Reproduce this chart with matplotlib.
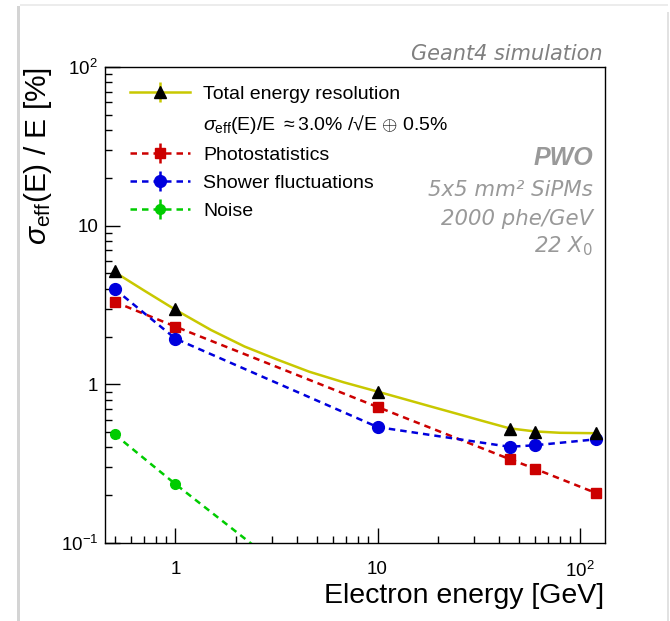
import numpy as np
import matplotlib
matplotlib.use("Agg")
import matplotlib.pyplot as plt
from matplotlib.lines import Line2D
from matplotlib.patches import Rectangle
from matplotlib.ticker import FixedLocator, FixedFormatter, LogLocator, NullFormatter

plt.rcParams["font.family"] = ["Liberation Sans", "DejaVu Sans"]
plt.rcParams["mathtext.fontset"] = "custom"
plt.rcParams["mathtext.rm"] = "Liberation Sans"
plt.rcParams["mathtext.it"] = "Liberation Sans:italic"
plt.rcParams["mathtext.bf"] = "Liberation Sans:bold"

# Data
energy = [0.5, 1.0, 10.0, 45.0, 60.0, 120.0]
total = [5.15, 2.98, 0.90, 0.523, 0.503, 0.496]
photostat = [3.31, 2.31, 0.72, 0.338, 0.294, 0.207]
shower = [3.99, 1.94, 0.538, 0.404, 0.413, 0.45]
noise = [0.484, 0.235, 0.0235, 0.0052, 0.0039, 0.0020]

# fitted curve for the total resolution
fit_e = [0.5, 0.7, 1.0, 1.5, 2.2, 3.2, 4.6, 6.8, 10, 13, 18, 25, 32, 45, 60, 80, 120]
fit_v = [5.1, 3.9, 2.95, 2.2, 1.73, 1.43, 1.20, 1.03, 0.90, 0.82, 0.73, 0.65,
         0.595, 0.528, 0.505, 0.495, 0.492]

xticks = [1, 10, 100]
xticklabels = ["1", "10", r"$\mathregular{10^{2}}$"]
yticks = [0.1, 1, 10, 100]
yticklabels = [r"$\mathregular{10^{-1}}$", "1", "10", r"$\mathregular{10^{2}}$"]

c_tot = "#c8c800"
c_red = "#cc0000"
c_blue = "#0000dd"
c_green = "#00cc00"
dash = (0, (2.6, 2.0))

W, H = 670, 621
fig = plt.figure(figsize=(W / 100, H / 100), dpi=100)
fig.patch.set_facecolor("white")

# card shadow around the canvas
fig.patches.append(Rectangle((17 / W, -0.05), 3 / W, 1.04, transform=fig.transFigure,
                             facecolor="#d4d4d4", edgecolor="none", zorder=-2))
fig.patches.append(Rectangle((20 / W, 1 - 6 / H), 648 / W, 2 / H, transform=fig.transFigure,
                             facecolor="#ececec", edgecolor="none", zorder=-2))
fig.patches.append(Rectangle((667 / W, -0.05), 2 / W, 1.04 - 6 / H, transform=fig.transFigure,
                             facecolor="#e2e2e2", edgecolor="none", zorder=-2))

ax = fig.add_axes([105 / W, 1 - 543 / H, 499.6 / W, 476 / H])
ax.set_xscale("log")
ax.set_yscale("log")

ax.plot(fit_e, fit_v, color=c_tot, lw=1.8, zorder=2)

ax.errorbar(energy, photostat, yerr=np.zeros(len(energy)), fmt="s", ls=dash, color=c_red,
            ms=7, lw=1.8, capsize=3, zorder=3)
ax.errorbar(energy, shower, yerr=np.zeros(len(energy)), fmt="o", ls=dash, color=c_blue,
            ms=8.5, lw=1.8, capsize=3, zorder=3)
ax.errorbar(energy, noise, yerr=np.zeros(len(energy)), fmt="o", ls=dash, color=c_green,
            ms=7, lw=1.8, capsize=3, zorder=3)
ax.plot(energy, total, "^", color="black", ms=8.5, ls="none", zorder=4)

# legend proxies
h_tot = ax.errorbar([], [], yerr=[], fmt="-^", color=c_tot, mfc="black", mec="black",
                    ms=8.5, lw=1.8, capsize=3)
h_red = ax.errorbar([], [], yerr=[], fmt="s", ls=dash, color=c_red, ms=7, lw=1.8, capsize=3)
h_blue = ax.errorbar([], [], yerr=[], fmt="o", ls=dash, color=c_blue, ms=8.5, lw=1.8, capsize=3)
h_green = ax.errorbar([], [], yerr=[], fmt="o", ls=dash, color=c_green, ms=7, lw=1.8, capsize=3)
h_blank = Line2D([], [], ls="none", marker="none")

leg = ax.legend(
    [h_tot, h_blank, h_red, h_blue, h_green],
    ["Total energy resolution",
     r"$\sigma_{\mathrm{eff}}$(E)/E $\approx$3.0% /√E $\oplus$ 0.5%",
     "Photostatistics", "Shower fluctuations", "Noise"],
    loc="upper left", bbox_to_anchor=(0.05, 0.962), frameon=False, fontsize=14,
    handlelength=3.1, handletextpad=0.65, labelspacing=0.53, numpoints=1,
    borderaxespad=0, borderpad=0,
)

ax.set_xlim(0.448, 133)
ax.set_ylim(0.1, 100)

ax.xaxis.set_major_locator(FixedLocator(xticks))
ax.xaxis.set_major_formatter(FixedFormatter(xticklabels))
ax.yaxis.set_major_locator(FixedLocator(yticks))
ax.yaxis.set_major_formatter(FixedFormatter(yticklabels))
ax.xaxis.set_minor_locator(LogLocator(base=10, subs=np.arange(2, 10)))
ax.yaxis.set_minor_locator(LogLocator(base=10, subs=np.arange(2, 10)))
ax.xaxis.set_minor_formatter(NullFormatter())
ax.yaxis.set_minor_formatter(NullFormatter())

ax.tick_params(which="both", direction="in", top=False, right=False, width=1, labelsize=13.5)
ax.tick_params(which="major", length=10.5)
ax.tick_params(which="minor", length=5.2)
ax.tick_params(axis="x", which="major", pad=13)
ax.tick_params(axis="y", which="major", pad=5)
for sp in ax.spines.values():
    sp.set_linewidth(1.0)

ax.set_xlabel("Electron energy [GeV]", fontsize=20.5, loc="right")
ax.xaxis.label.set_va("baseline")
ax.xaxis.set_label_coords(1.0, -0.126)
ax.set_ylabel(r"$\sigma_{\mathrm{eff}}$(E) / E [%]", fontsize=21.5, loc="top")
ax.yaxis.set_label_coords(-0.102, 1.0)

fig.text(603 / W, 1 - 60 / H, "Geant4 simulation", ha="right", va="baseline",
         fontsize=15, style="italic", color="#808080", family="DejaVu Sans")
fig.text(593 / W, 1 - 165 / H, "PWO", ha="right", va="baseline", fontsize=18,
         style="italic", weight="bold", color="#999999")
fig.text(593 / W, 1 - 195.5 / H, "5x5 mm² SiPMs", ha="right", va="baseline", fontsize=15.3,
         style="italic", color="#999999", family="DejaVu Sans")
fig.text(593 / W, 1 - 225 / H, "2000 phe/GeV", ha="right", va="baseline", fontsize=15.3,
         style="italic", color="#999999", family="DejaVu Sans")
fig.text(593 / W, 1 - 252 / H, r"22 X$_{\mathit{0}}$", ha="right", va="baseline",
         fontsize=15.3, style="italic", color="#999999", family="DejaVu Sans",
         math_fontfamily="dejavusans")

fig.savefig("out.png", dpi=100, facecolor="white")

REQUIRED WORK:
Restate each line from the start of the listing through the line bearing "from matplotlib.ticker import" word for word. Drop the pictures.

THE COMPLETED TASK:
Reproduce this chart with matplotlib.
import numpy as np
import matplotlib
matplotlib.use("Agg")
import matplotlib.pyplot as plt
from matplotlib.lines import Line2D
from matplotlib.patches import Rectangle
from matplotlib.ticker import FixedLocator, FixedFormatter, LogLocator, NullFormatter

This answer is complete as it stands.